WHAT TO PRODUCE — Only the lines from the start of the data below through the line that contains "wavelength = list(range(305, 393, 3)) + [396]" are to be copied, exactly and without pictures.
## begin SUPPLIED INFORMATION
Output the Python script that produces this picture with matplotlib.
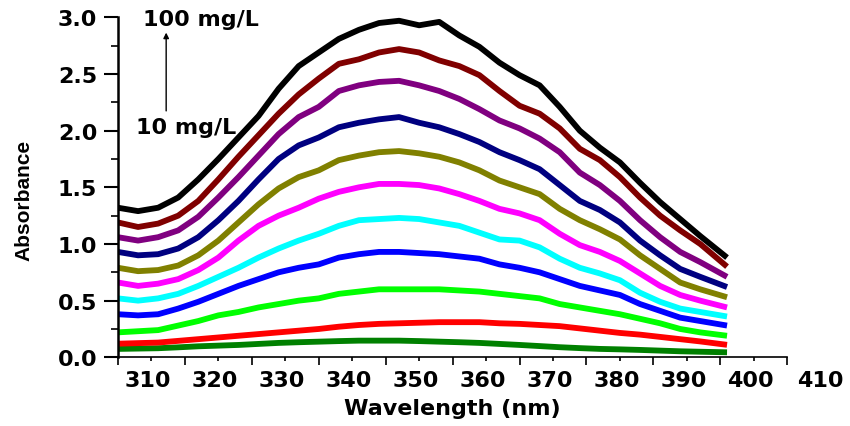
import matplotlib
matplotlib.use('Agg')
import matplotlib.pyplot as plt
import matplotlib.transforms as mtransforms
import numpy as np

# wavelengths (nm) the curves were read at
wavelength = list(range(305, 393, 3)) + [396]

# absorbance, highest concentration (100 mg/L) first
abs_100 = [1.32, 1.29, 1.32, 1.41, 1.57, 1.75, 1.94, 2.13, 2.37, 2.57, 2.69, 2.81, 2.89, 2.95, 2.97,
           2.93, 2.96, 2.84, 2.74, 2.60, 2.49, 2.40, 2.21, 2.00, 1.85, 1.72, 1.54, 1.37, 1.22, 1.07, 0.88]
abs_90 = [1.19, 1.15, 1.18, 1.25, 1.38, 1.57, 1.77, 1.96, 2.15, 2.32, 2.46, 2.59, 2.63, 2.69, 2.72,
          2.69, 2.62, 2.57, 2.49, 2.35, 2.22, 2.15, 2.02, 1.84, 1.74, 1.59, 1.41, 1.25, 1.12, 1.00, 0.80]
abs_80 = [1.06, 1.03, 1.06, 1.12, 1.24, 1.41, 1.59, 1.78, 1.97, 2.12, 2.21, 2.35, 2.40, 2.43, 2.44,
          2.40, 2.35, 2.28, 2.19, 2.09, 2.02, 1.93, 1.81, 1.63, 1.52, 1.38, 1.21, 1.06, 0.93, 0.84, 0.71]
abs_70 = [0.93, 0.90, 0.91, 0.96, 1.06, 1.21, 1.38, 1.57, 1.75, 1.87, 1.94, 2.03, 2.07, 2.10, 2.12,
          2.07, 2.03, 1.97, 1.90, 1.81, 1.74, 1.66, 1.52, 1.38, 1.30, 1.19, 1.03, 0.90, 0.78, 0.71, 0.62]
abs_60 = [0.79, 0.76, 0.77, 0.81, 0.90, 1.03, 1.19, 1.35, 1.49, 1.59, 1.65, 1.74, 1.78, 1.81, 1.82,
          1.80, 1.77, 1.72, 1.65, 1.56, 1.50, 1.44, 1.31, 1.21, 1.13, 1.04, 0.90, 0.78, 0.66, 0.60, 0.53]
abs_50 = [0.66, 0.63, 0.65, 0.69, 0.77, 0.88, 1.03, 1.16, 1.25, 1.32, 1.40, 1.46, 1.50, 1.53, 1.53,
          1.52, 1.49, 1.44, 1.38, 1.31, 1.27, 1.21, 1.09, 0.99, 0.93, 0.85, 0.74, 0.63, 0.55, 0.50, 0.44]
abs_40 = [0.52, 0.50, 0.52, 0.56, 0.63, 0.71, 0.79, 0.88, 0.96, 1.03, 1.09, 1.16, 1.21, 1.22, 1.23,
          1.22, 1.19, 1.16, 1.10, 1.04, 1.03, 0.97, 0.87, 0.79, 0.74, 0.68, 0.57, 0.49, 0.43, 0.40, 0.36]
abs_30 = [0.38, 0.37, 0.38, 0.43, 0.49, 0.56, 0.63, 0.69, 0.75, 0.79, 0.82, 0.88, 0.91, 0.93, 0.93,
          0.92, 0.91, 0.89, 0.87, 0.82, 0.79, 0.75, 0.69, 0.63, 0.59, 0.55, 0.47, 0.41, 0.35, 0.32, 0.28]
abs_20 = [0.22, 0.23, 0.24, 0.28, 0.32, 0.37, 0.40, 0.44, 0.47, 0.50, 0.52, 0.56, 0.58, 0.60, 0.60,
          0.60, 0.60, 0.59, 0.58, 0.56, 0.54, 0.52, 0.47, 0.44, 0.41, 0.38, 0.34, 0.30, 0.25, 0.22, 0.19]
abs_10 = [0.120, 0.125, 0.130, 0.145, 0.160, 0.175, 0.190, 0.205, 0.220, 0.235, 0.250, 0.270, 0.285, 0.295, 0.300,
          0.305, 0.310, 0.310, 0.310, 0.300, 0.295, 0.285, 0.275, 0.255, 0.235, 0.215, 0.200, 0.180, 0.160, 0.140, 0.110]
abs_5 = [0.074, 0.077, 0.080, 0.088, 0.097, 0.103, 0.109, 0.118, 0.127, 0.133, 0.138, 0.143, 0.147, 0.147, 0.147,
         0.143, 0.138, 0.133, 0.127, 0.118, 0.109, 0.099, 0.089, 0.081, 0.074, 0.070, 0.065, 0.059, 0.053, 0.049, 0.044]

series = [abs_100, abs_90, abs_80, abs_70, abs_60, abs_50, abs_40, abs_30, abs_20, abs_10, abs_5]
colors = ['#000000', '#800000', '#800080', '#000080', '#808000', '#FF00FF',
          '#00FFFF', '#0000FF', '#00FF00', '#FF0000', '#008000']

x_ticklabels = [310, 320, 330, 340, 350, 360, 370, 380, 390, 400]

fig = plt.figure(figsize=(8.5, 4.27), dpi=100)
ax = fig.add_axes([0.1388, 0.1609, 0.9262 - 0.1388, 0.957 - 0.1609])

# draw lowest first so the upper curves sit on top
for y, c in reversed(list(zip(series, colors))):
    ax.plot(wavelength, y, color=c, lw=4.2, solid_joinstyle='round', solid_capstyle='butt')

ax.set_xlim(305, 405)
ax.set_ylim(0, 3.0)

for s in ['top', 'right']:
    ax.spines[s].set_visible(False)
ax.spines['left'].set_linewidth(1.8)
ax.spines['bottom'].set_linewidth(1.2)

bold = dict(family='DejaVu Sans', weight='bold', size=16)

# major ticks on the 5s without labels, labels sit on the minor ticks (as in the original)
ax.set_xticks(np.arange(305, 406, 10))
ax.set_xticklabels([])
ax.set_xticks(x_ticklabels, minor=True)
ax.set_xticklabels([str(v) for v in x_ticklabels], minor=True, fontdict=bold)
ax.tick_params(axis='x', which='major', length=6, width=1.2, direction='out')
ax.tick_params(axis='x', which='minor', length=3, width=1.2, direction='out', pad=6)
shift = mtransforms.ScaledTranslation(-3.5 / 100, 0, fig.dpi_scale_trans)
for lab in ax.get_xticklabels(minor=True):
    lab.set_transform(lab.get_transform() + shift)

ax.set_yticks(np.arange(0, 3.01, 0.5))
ax.set_yticklabels(['0.0', '0.5', '1.0', '1.5', '2.0', '2.5', '3.0'], fontdict=bold)
ax.set_yticks(np.arange(0.25, 3.0, 0.5), minor=True)
ax.tick_params(axis='y', which='major', length=10, width=1.5, direction='out', pad=5)
ax.tick_params(axis='y', which='minor', length=5, width=1.2, direction='out')

# the "410" label hangs past the end of the axis
off = mtransforms.ScaledTranslation(0, -(3 + 6) / 72, fig.dpi_scale_trans)
ax.text(410, 0, '410', transform=ax.get_xaxis_transform() + off,
        ha='center', va='top', clip_on=False, **bold)

ax.set_xlabel('Wavelength (nm)', fontdict=bold, labelpad=6)
fig.text(24 / 850, 1 - 200 / 427, 'Absorbance', rotation=90, ha='center', va='center',
         family=['Liberation Sans Narrow', 'Liberation Sans'], weight='bold', size=15)

ax.text(317.45, 2.986, '100 mg/L', ha='center', va='center', zorder=5, **bold)
ax.text(315.2, 2.03, '10 mg/L', ha='center', va='center', zorder=5, **bold)
ax.annotate('', xy=(312.2, 2.89), xytext=(312.2, 2.15),
            arrowprops=dict(arrowstyle='-|>', color='black', lw=1, mutation_scale=8), zorder=5)

fig.savefig('out.png', dpi=100)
## end SUPPLIED INFORMATION
RESULT —
Output the Python script that produces this picture with matplotlib.
import matplotlib
matplotlib.use('Agg')
import matplotlib.pyplot as plt
import matplotlib.transforms as mtransforms
import numpy as np

# wavelengths (nm) the curves were read at
wavelength = list(range(305, 393, 3)) + [396]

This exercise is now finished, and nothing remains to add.